Dauwe verwijst naar een recente studie van de Hollandse Deltacommissie waaruit zou blijken dat de zeespiegelstijging problematisch is voor de stormvloedkering aan de Oosterscheldemonding (kopie samenvatting HIER). Het hoger zeepeil zou de druk op het bouwwerk verhogen tot een te hoog niveau. Er zou sprake zijn om de kering af te breken of open te stellen.
Bij nadere lezing van het rapport blijkt dat dit punt ten vroegste tegen 2075 wordt verwacht, als het bouwwerk bijna 100jaar oud zal zijn (zie p59 van het volledig rapport, kopie HIER).
We merken op dat het afvoeren van de Antwerpse stormvloedkering gebeurde vóór het nieuw rapport van de Deltacommissie gepubliceerd werd en dus eerder uit budgettaire dan technische overwegingen was . “In Vlaanderen zijn we voor één keer de Hollanders vóór geweest betreffende waterbeheersing”, zegt Dauwe. Volgens de Vlaamse analyse is het risico dat Antwerpen, Mechelen en Lier onderlopen te klein om de kost van een stormvloedkering te verantwoorden.

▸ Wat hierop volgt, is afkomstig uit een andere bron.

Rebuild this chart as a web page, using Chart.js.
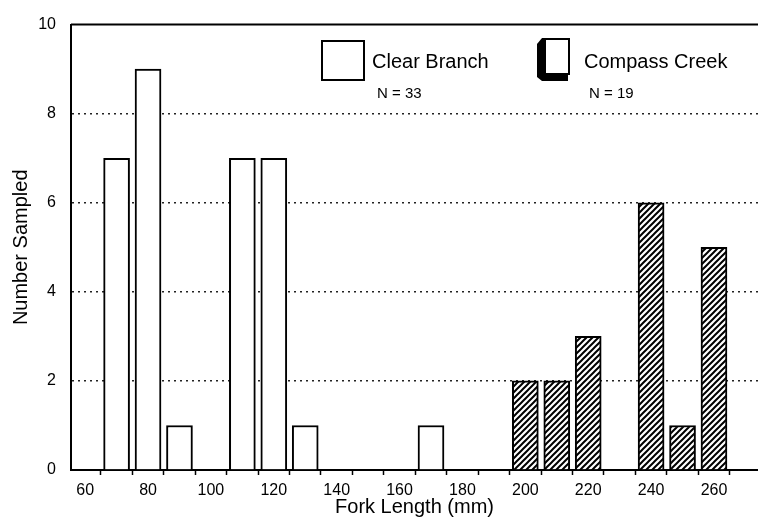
<!DOCTYPE html>
<html>
<head>
<meta charset="utf-8">
<script src="https://cdn.jsdelivr.net/npm/chart.js@4.4.1/dist/chart.umd.min.js"></script>
<style>
  html, body { margin: 0; padding: 0; background: #fff; }
  #wrap { width: 758px; height: 517px; position: relative; }
</style>
</head>
<body>
<div id="wrap"><canvas id="forkChart"></canvas></div>
<script>
// fork length bins (mm) and counts
var clearLengths = [70, 80, 90, 110, 120, 130, 170];
var clearCounts = [7, 9, 1, 7, 7, 1, 1];
var compassLengths = [200, 210, 220, 240, 250, 260];
var compassCounts = [2, 2, 3, 6, 1, 5];
var yTicks = [0, 2, 4, 6, 8, 10];
var xLabelTicks = [60, 80, 100, 120, 140, 160, 180, 200, 220, 240, 260];

var FONT = '"Liberation Sans", Arial, sans-serif';
Chart.defaults.font.family = FONT;
Chart.defaults.color = '#000';

function toPoints(xs, ys) {
    var pts = [];
    for (var i = 0; i < xs.length; i++) pts.push({x: xs[i], y: ys[i]});
    return pts;
}

// diagonal hatch for Compass Creek bars
function makeHatch() {
    var c = document.createElement('canvas');
    c.width = 6; c.height = 6;
    var g = c.getContext('2d');
    g.fillStyle = '#fff';
    g.fillRect(0, 0, 6, 6);
    g.strokeStyle = '#000';
    g.lineWidth = 2;
    g.beginPath();
    g.moveTo(0, 6); g.lineTo(6, 0);
    g.moveTo(-1, 1); g.lineTo(1, -1);
    g.moveTo(5, 7); g.lineTo(7, 5);
    g.stroke();
    return g.createPattern(c, 'repeat');
}

var frameAndLegend = {
    id: 'frameAndLegend',
    afterDatasetsDraw: function(chart) {
        var ctx = chart.ctx, a = chart.chartArea;
        ctx.save();
        // solid top border at y = 10
        ctx.strokeStyle = '#000';
        ctx.lineWidth = 2;
        ctx.beginPath();
        ctx.moveTo(a.left, a.top);
        ctx.lineTo(a.right, a.top);
        ctx.stroke();

        // legend: Clear Branch
        ctx.lineWidth = 2;
        ctx.fillStyle = '#fff';
        ctx.fillRect(322, 41, 42, 39);
        ctx.strokeRect(322, 41, 42, 39);
        // legend: Compass Creek (shadowed box)
        ctx.fillStyle = '#000';
        ctx.beginPath();
        ctx.moveTo(537, 44);
        ctx.lineTo(542, 38);
        ctx.lineTo(568, 38);
        ctx.lineTo(568, 81);
        ctx.lineTo(542, 81);
        ctx.lineTo(537, 77);
        ctx.closePath();
        ctx.fill();
        ctx.fillStyle = '#fff';
        ctx.fillRect(545, 39, 24, 35);
        ctx.strokeRect(545, 39, 24, 35);

        ctx.fillStyle = '#000';
        ctx.textBaseline = 'alphabetic';
        ctx.textAlign = 'left';
        ctx.font = '20px ' + FONT;
        ctx.fillText('Clear Branch', 372, 68);
        ctx.fillText('Compass Creek', 584, 68);
        ctx.font = '15px ' + FONT;
        ctx.fillText('N = 33', 377, 98);
        ctx.fillText('N = 19', 589, 98);
        ctx.restore();
    }
};

var section = document.getElementById('forkChart');
var myChart = new Chart(section, {
    type: 'bar',
    data: {
        datasets: [{
            label: 'Clear Branch',
            data: toPoints(clearLengths, clearCounts),
            backgroundColor: '#fff',
            borderColor: '#000',
            borderWidth: 2,
            borderSkipped: 'bottom',
            barThickness: 26,
            grouped: false
        }, {
            label: 'Compass Creek',
            data: toPoints(compassLengths, compassCounts),
            backgroundColor: makeHatch(),
            borderColor: '#000',
            borderWidth: 2,
            borderSkipped: 'bottom',
            barThickness: 26,
            grouped: false
        }]
    },
    options: {
        responsive: true,
        maintainAspectRatio: false,
        animation: false,
        layout: { padding: { top: 17, right: 0, left: 0, bottom: 0 } },
        plugins: { legend: { display: false }, tooltip: { enabled: false } },
        scales: {
            x: {
                type: 'linear',
                min: 55.5,
                max: 274,
                offset: false,
                afterBuildTicks: function(scale) {
                    var t = [];
                    for (var v = 60; v <= 270; v += 5) t.push({value: v});
                    scale.ticks = t;
                },
                afterFit: function(scale) { scale.height = 47; },
                ticks: {
                    autoSkip: false,
                    maxRotation: 0,
                    padding: 6,
                    font: { size: 16 },
                    callback: function(v) { return xLabelTicks.indexOf(v) >= 0 ? String(v) : ''; }
                },
                grid: {
                    offset: false,
                    drawOnChartArea: false,
                    drawTicks: true,
                    tickLength: 5,
                    tickWidth: 1.5,
                    tickColor: function(c) { return (c.tick && c.tick.value % 10 === 5) ? '#000' : 'rgba(0,0,0,0)'; }
                },
                border: { display: true, color: '#000', width: 2 },
                title: {
                    display: true,
                    text: 'Fork Length (mm)',
                    font: { size: 20, lineHeight: 1 },
                    padding: { top: 0, bottom: 0 }
                }
            },
            y: {
                min: 0,
                max: 10,
                afterBuildTicks: function(scale) {
                    scale.ticks = yTicks.map(function(v) { return {value: v}; });
                },
                afterFit: function(scale) { scale.width = 71; },
                ticks: { padding: 15, font: { size: 16 } },
                grid: {
                    drawTicks: false,
                    lineWidth: 1.5,
                    color: function(c) {
                        var v = c.tick ? c.tick.value : 0;
                        return (v === 0 || v === 10) ? 'rgba(0,0,0,0)' : '#222';
                    }
                },
                border: { display: true, color: '#000', width: 2, dash: [2, 4] },
                title: {
                    display: true,
                    text: 'Number Sampled',
                    font: { size: 20, lineHeight: 1 },
                    padding: { top: 11, bottom: 0 }
                }
            }
        }
    },
    plugins: [frameAndLegend]
});
</script>
</body>
</html>
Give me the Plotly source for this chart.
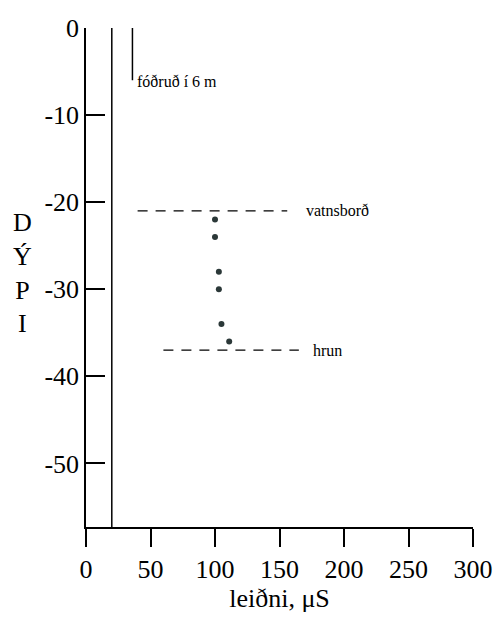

De Hollandse dijken zijn voorzien op een waterpeil dat vier meter hoger is dan de Belgische dijken. Zijn de Hollanders te voorzichtig of wij te optimistisch? vragen we ons af. Dat is appels met peren vergelijken, zegt, Dauwe: de Hollandse dijken liggen aan de kust en moeten bestand zijn tegen de inslaande zee. De dijken in Belgie moeten de (aanzienlijke) tijverschillen aan de rivieren kunnen weerstaan, maar geen hoge golven.
– kunt U de heer Dauwe eens vragen waarom de Engelsen in Londen een stormvloedkering hebben gebouwd ??
– ligt Londen misschien ook aan de zee ? en zijn de golfhoogten er hoger dan te Antwerpen ?
– of zijn wij ook de Engelsen ” te slim afgeweest ” ?
– vanaf 1977 hebben de Vlaamse waterbouwkundigen dus het verkeerde pad gevolgd….. tot men dit in 2005 eindelijk ontdekte ?
– een nogal ridicule stelling van de heer Dauwe !!